Functor, Applicative, Monad, Foldable, Traversable instances for (, , ) a b

Tony Morris tonymorris at gmail.com
Sun Apr 9 12:26:12 UTC 2017


These two things are true:

* 0 is in the set of integers
* ∀ a. ((,) a) is Foldable, and as one of many consequences, the length
of all values in the set ∀ a. ((,) a) is 1.

There are four possible positions to take on these claims:

1. Both are true.
2. Both are false.
3. The first true and second false.
4. The second true and the first false.

I respect arguments 1 and 2. If I chose 1 and you chose 2, I'd say "well
rightio then mate and cheers to that", we'd clink glasses and move on.
Same if it were vice versa.

I do not have the same respect for positions 3 and 4.
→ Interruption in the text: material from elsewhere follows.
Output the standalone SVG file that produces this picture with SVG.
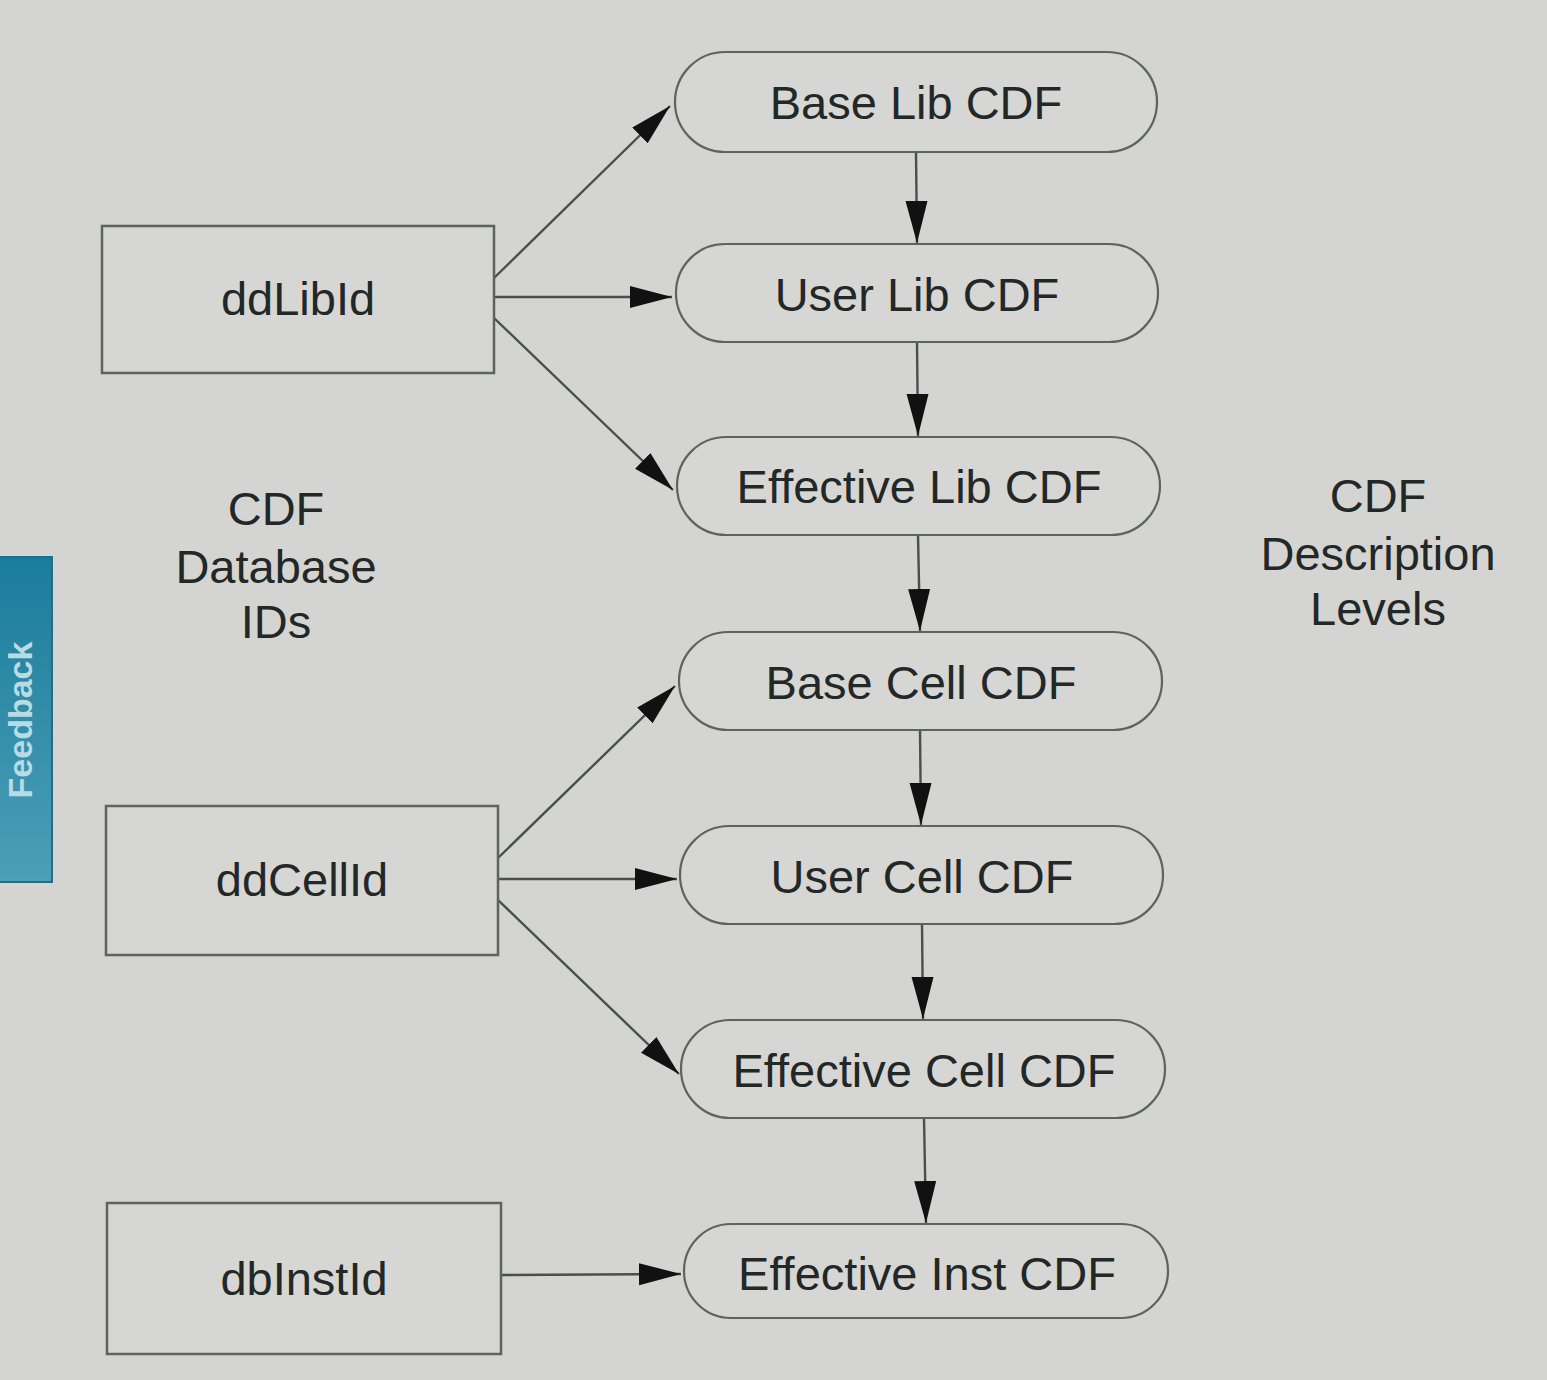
<svg xmlns="http://www.w3.org/2000/svg" width="1547" height="1380" viewBox="0 0 1547 1380">
<defs>
<linearGradient id="tabg" x1="0" y1="0" x2="0" y2="1">
<stop offset="0" stop-color="#1a7c9c"/>
<stop offset="1" stop-color="#4c9fb6"/>
</linearGradient>
<marker id="arr" markerUnits="userSpaceOnUse" markerWidth="44" markerHeight="24" refX="42" refY="12" orient="auto">
<path d="M0,1 L42,12 L0,23 z" fill="#111"/>
</marker>
</defs>
<style>
.bg{fill:#d4d4d2}
.box{fill:#d6d6d4;stroke:#5e6260;stroke-width:2.5}
.pill{fill:#d6d6d4;stroke:#5e6260;stroke-width:2.2}
.t{font-family:"Liberation Sans",Arial,sans-serif;font-size:47px;fill:#232725;text-anchor:middle}
.c{stroke:#4a4e4c;stroke-width:2.4;fill:none;marker-end:url(#arr)}
</style>
<rect class="bg" x="0" y="0" width="1547" height="1380"/>
<g id="feedback">
<rect x="-4" y="557" width="56" height="325" fill="url(#tabg)" stroke="#1f6f88" stroke-width="2"/>
<text x="0" y="0" transform="translate(32,720) rotate(-90)" style="font-family:'Liberation Sans',Arial,sans-serif;font-weight:bold;font-size:34px;fill:#b9dbe4;text-anchor:middle">Feedback</text>
</g>
<g id="connectors">
<line class="c" x1="494" y1="278" x2="670" y2="106"/>
<line class="c" x1="494" y1="297" x2="672" y2="297"/>
<line class="c" x1="494" y1="318" x2="673" y2="490"/>
<line class="c" x1="498" y1="858" x2="675" y2="686"/>
<line class="c" x1="498" y1="879" x2="677" y2="879"/>
<line class="c" x1="498" y1="900" x2="679" y2="1074"/>
<line class="c" x1="501" y1="1275" x2="681" y2="1274"/>
<line class="c" x1="916" y1="152" x2="917" y2="243"/>
<line class="c" x1="917" y1="342" x2="918" y2="436"/>
<line class="c" x1="918" y1="535" x2="920" y2="631"/>
<line class="c" x1="920" y1="730" x2="921" y2="825"/>
<line class="c" x1="922" y1="924" x2="923" y2="1019"/>
<line class="c" x1="924" y1="1118" x2="926" y2="1223"/>
</g>
<g id="ddLibId"><rect class="box" x="102" y="226" width="392" height="147"/><text class="t" x="298" y="315">ddLibId</text></g>
<g id="ddCellId"><rect class="box" x="106" y="806" width="392" height="149"/><text class="t" x="302" y="896">ddCellId</text></g>
<g id="dbInstId"><rect class="box" x="107" y="1203" width="394" height="151"/><text class="t" x="304" y="1295">dbInstId</text></g>
<g id="label-ids"><text class="t" x="276" y="525">CDF</text><text class="t" x="276" y="583">Database</text><text class="t" x="276" y="638">IDs</text></g>
<g id="label-levels"><text class="t" x="1378" y="512">CDF</text><text class="t" x="1378" y="570">Description</text><text class="t" x="1378" y="625">Levels</text></g>
<g id="baseLib"><rect class="pill" x="675" y="52" width="482" height="100" rx="50"/><text class="t" x="916" y="119">Base Lib CDF</text></g>
<g id="userLib"><rect class="pill" x="676" y="244" width="482" height="98" rx="49"/><text class="t" x="917" y="311">User Lib CDF</text></g>
<g id="effLib"><rect class="pill" x="677" y="437" width="483" height="98" rx="49"/><text class="t" x="919" y="503">Effective Lib CDF</text></g>
<g id="baseCell"><rect class="pill" x="679" y="632" width="483" height="98" rx="49"/><text class="t" x="921" y="699">Base Cell CDF</text></g>
<g id="userCell"><rect class="pill" x="680" y="826" width="483" height="98" rx="49"/><text class="t" x="922" y="893">User Cell CDF</text></g>
<g id="effCell"><rect class="pill" x="681" y="1020" width="484" height="98" rx="49"/><text class="t" x="924" y="1087">Effective Cell CDF</text></g>
<g id="effInst"><rect class="pill" x="684" y="1224" width="484" height="94" rx="47"/><text class="t" x="927" y="1290">Effective Inst CDF</text></g>
</svg>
On 09/04/17 19:48, Jon Fairbairn wrote:
> Tony Morris <tonymorris at gmail.com> writes:
>
>> I don't think it is the "appropriate" set. It's an example. 0 is in the
>> set of integers. The value 0 is in many sets.
> OK, so I clearly do not understand your argument. The
> implication I took from “and 0 is not an integer” is that the
> foldable instance for ((,) a) should be present because it is
> the zero case of something that has integers as its domain, and
> I wanted to know what that something is.  If this was not the
> intention of your argument, what was?